The Challenge of Starting, Operating, and Growing in New York City

New York City has a complex regulatory environment, with over 6,000 rules and regulations and around 250 business-related licenses and permits as well as many processes created to ensure compliance with the law. The complexity of this process brings with it many possibilities for confusion and delays from both the business and the City, adding significant costs and hindering business development.

Regulatory requirements weigh heavily on businesses that are small. Unlike some larger businesses, small businesses do not have staff dedicated to managing their interactions with government and may have less knowledge of and experience with City processes and rules. In addition, many small business owners are further inhibited by language, cultural barriers, or other impediments that make this process even more difficult.

The City's small business owners have repeatedly voiced their concerns about the overwhelming maze of requirements and processes that they must navigate to open, operate, and grow. Their concerns are very real and fundamentally important to our City.

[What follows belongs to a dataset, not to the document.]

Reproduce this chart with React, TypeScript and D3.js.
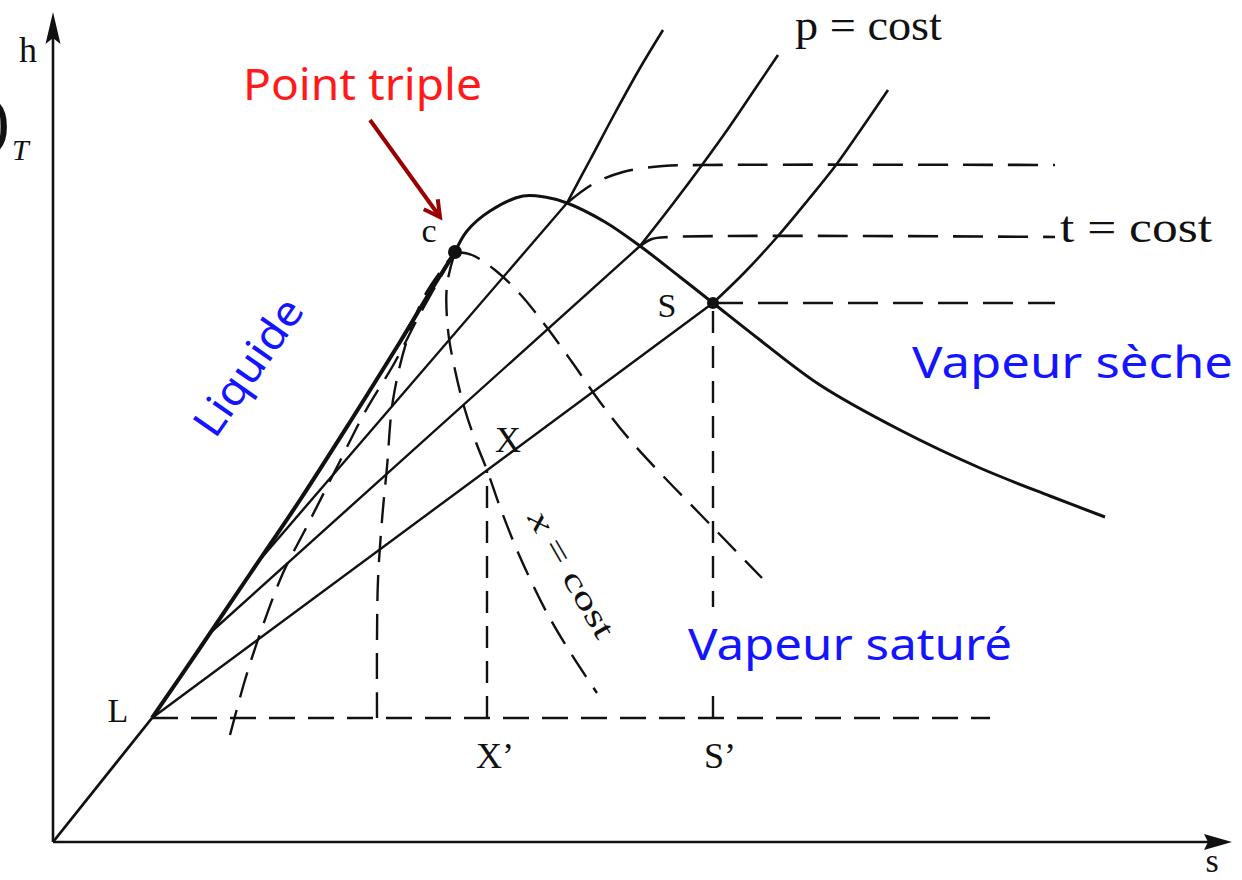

In July 2014, Mayor de Blasio launched Small Business First, an initiative led by the Mayor's Office of Operations and the Department of Small Business Services in conjunction with numerous City agencies to dramatically improve the regulatory climate for businesses in New York City. In developing Small Business First, the City worked closely with small business owners, advocates, neighborhood and community leaders, and elected officials. We received more than 600 unique comments and ideas detailing the specific needs of small businesses across the five boroughs.

Public Outreach Results


We heard consistent messages from the meetings, conversations, web submissions, and other dialogue. Small businesses need the City to:

  1. Provide clear information with coordinated services and support. Business owners need straightforward directions, and easy-to-access services as well as sources for answers to their questions.
  2. Help Businesses Understand and Comply with City Regulations. City agency staff must work with business owners to provide compliance support and education, rather than focusing on punitive measures.
  3. Reduce the burden imposed by complex regulations and fines. The City needs to provide a system of laws and rules that is as simple as possible to understand. Business owners must be able to operate within requirements and City agencies must be able to consistently enforce the law.
  4. Ensure equal access. All entrepreneurs and business owners should have access to City services, no matter where they are located or what language they speak.